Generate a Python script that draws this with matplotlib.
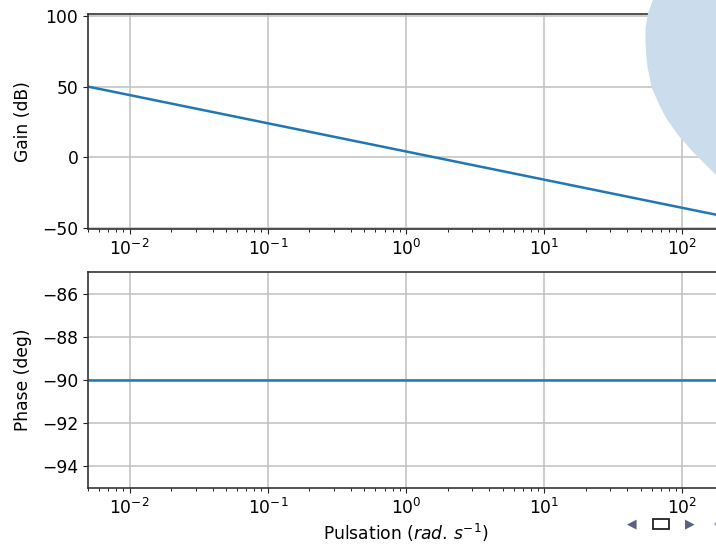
import matplotlib
matplotlib.use("Agg")
import matplotlib.pyplot as plt
from matplotlib.patches import Polygon, Rectangle

# Data
omega = [0.005, 0.01, 0.1, 1.0, 10.0, 100.0, 200.0]
gain_db = [50.0, 44.0, 24.0, 4.0, -16.0, -36.0, -42.0]
phase_deg = [-90.0, -90.0, -90.0, -90.0, -90.0, -90.0, -90.0]

xlim = (0.005, 200)
gain_lim = (-51, 101.5)
phase_lim = (-95, -85)
gain_ticks = [-50, 0, 50, 100]
phase_ticks = [-94, -92, -90, -88, -86]

W, H = 716, 544
fig = plt.figure(figsize=(W / 100, H / 100), dpi=100)

# background decoration (light blue blob) behind transparent axes, pixel coords
blob_px = [(653, 0), (648, 13), (645.5, 28), (645.5, 43), (646.3, 56),
           (647.5, 67), (651.5, 87), (658, 102), (666, 118), (678, 135),
           (693, 152), (709, 168), (716, 175), (716, 0)]
blob = Polygon([(x, H - y) for x, y in blob_px], closed=True, transform=None,
               facecolor="#cbdcec", edgecolor="none", zorder=0)
fig.patches.append(blob)

fs = 12.3
ax1 = fig.add_axes([88 / W, 1 - 229 / H, (724 - 88) / W, (229 - 14) / H])
ax2 = fig.add_axes([88 / W, 1 - 488 / H, (724 - 88) / W, (488 - 272) / H])

for ax in (ax1, ax2):
    ax.set_facecolor("none")
    ax.set_xscale("log")
    ax.set_xlim(*xlim)
    ax.grid(True, which="major", color="#c0c0c0", linewidth=1.1)
    ax.tick_params(labelsize=fs, color="#222222")
    for sp in ax.spines.values():
        sp.set_color("#333333")
        sp.set_linewidth(1.2)

ax1.plot(omega, gain_db, color="#1f77b4", linewidth=1.8)
ax1.set_ylim(*gain_lim)
ax1.set_yticks(gain_ticks)
ax1.set_ylabel("Gain (dB)", fontsize=fs)

ax2.plot(omega, phase_deg, color="#1f77b4", linewidth=1.8)
ax2.set_ylim(*phase_lim)
ax2.set_yticks(phase_ticks)
ax2.set_ylabel("Phase (deg)", fontsize=fs)
ax2.set_xlabel(r"Pulsation ($rad.\,s^{-1}$)", fontsize=fs, labelpad=3)

for ax in (ax1, ax2):
    ax.yaxis.set_label_coords(-0.088, 0.5)

# navigation icons at bottom right
fig.text(632 / W, 1 - 524 / H, "\u25C0", color="#5b5f82", fontsize=9,
         ha="center", va="center")
fig.text(690 / W, 1 - 524 / H, "\u25B6", color="#5b5f82", fontsize=9,
         ha="center", va="center")
fig.patches.append(Polygon([(714, H - 524), (717, H - 521), (717, H - 527)],
                           closed=True, transform=None,
                           facecolor="#9a9cb0", edgecolor="none"))
fig.patches.append(Rectangle((653, H - 529), 16, 10, transform=None,
                             facecolor="none", edgecolor="#222222",
                             linewidth=1.3))

fig.savefig("out.png", dpi=100)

------------------------------------------------------------------------

Reproduce the material above in full, exactly, with no images.

§ Full answer:
Generate a Python script that draws this with matplotlib.
import matplotlib
matplotlib.use("Agg")
import matplotlib.pyplot as plt
from matplotlib.patches import Polygon, Rectangle

# Data
omega = [0.005, 0.01, 0.1, 1.0, 10.0, 100.0, 200.0]
gain_db = [50.0, 44.0, 24.0, 4.0, -16.0, -36.0, -42.0]
phase_deg = [-90.0, -90.0, -90.0, -90.0, -90.0, -90.0, -90.0]

xlim = (0.005, 200)
gain_lim = (-51, 101.5)
phase_lim = (-95, -85)
gain_ticks = [-50, 0, 50, 100]
phase_ticks = [-94, -92, -90, -88, -86]

W, H = 716, 544
fig = plt.figure(figsize=(W / 100, H / 100), dpi=100)

# background decoration (light blue blob) behind transparent axes, pixel coords
blob_px = [(653, 0), (648, 13), (645.5, 28), (645.5, 43), (646.3, 56),
           (647.5, 67), (651.5, 87), (658, 102), (666, 118), (678, 135),
           (693, 152), (709, 168), (716, 175), (716, 0)]
blob = Polygon([(x, H - y) for x, y in blob_px], closed=True, transform=None,
               facecolor="#cbdcec", edgecolor="none", zorder=0)
fig.patches.append(blob)

fs = 12.3
ax1 = fig.add_axes([88 / W, 1 - 229 / H, (724 - 88) / W, (229 - 14) / H])
ax2 = fig.add_axes([88 / W, 1 - 488 / H, (724 - 88) / W, (488 - 272) / H])

for ax in (ax1, ax2):
    ax.set_facecolor("none")
    ax.set_xscale("log")
    ax.set_xlim(*xlim)
    ax.grid(True, which="major", color="#c0c0c0", linewidth=1.1)
    ax.tick_params(labelsize=fs, color="#222222")
    for sp in ax.spines.values():
        sp.set_color("#333333")
        sp.set_linewidth(1.2)

ax1.plot(omega, gain_db, color="#1f77b4", linewidth=1.8)
ax1.set_ylim(*gain_lim)
ax1.set_yticks(gain_ticks)
ax1.set_ylabel("Gain (dB)", fontsize=fs)

ax2.plot(omega, phase_deg, color="#1f77b4", linewidth=1.8)
ax2.set_ylim(*phase_lim)
ax2.set_yticks(phase_ticks)
ax2.set_ylabel("Phase (deg)", fontsize=fs)
ax2.set_xlabel(r"Pulsation ($rad.\,s^{-1}$)", fontsize=fs, labelpad=3)

for ax in (ax1, ax2):
    ax.yaxis.set_label_coords(-0.088, 0.5)

# navigation icons at bottom right
fig.text(632 / W, 1 - 524 / H, "\u25C0", color="#5b5f82", fontsize=9,
         ha="center", va="center")
fig.text(690 / W, 1 - 524 / H, "\u25B6", color="#5b5f82", fontsize=9,
         ha="center", va="center")
fig.patches.append(Polygon([(714, H - 524), (717, H - 521), (717, H - 527)],
                           closed=True, transform=None,
                           facecolor="#9a9cb0", edgecolor="none"))
fig.patches.append(Rectangle((653, H - 529), 16, 10, transform=None,
                             facecolor="none", edgecolor="#222222",
                             linewidth=1.3))

fig.savefig("out.png", dpi=100)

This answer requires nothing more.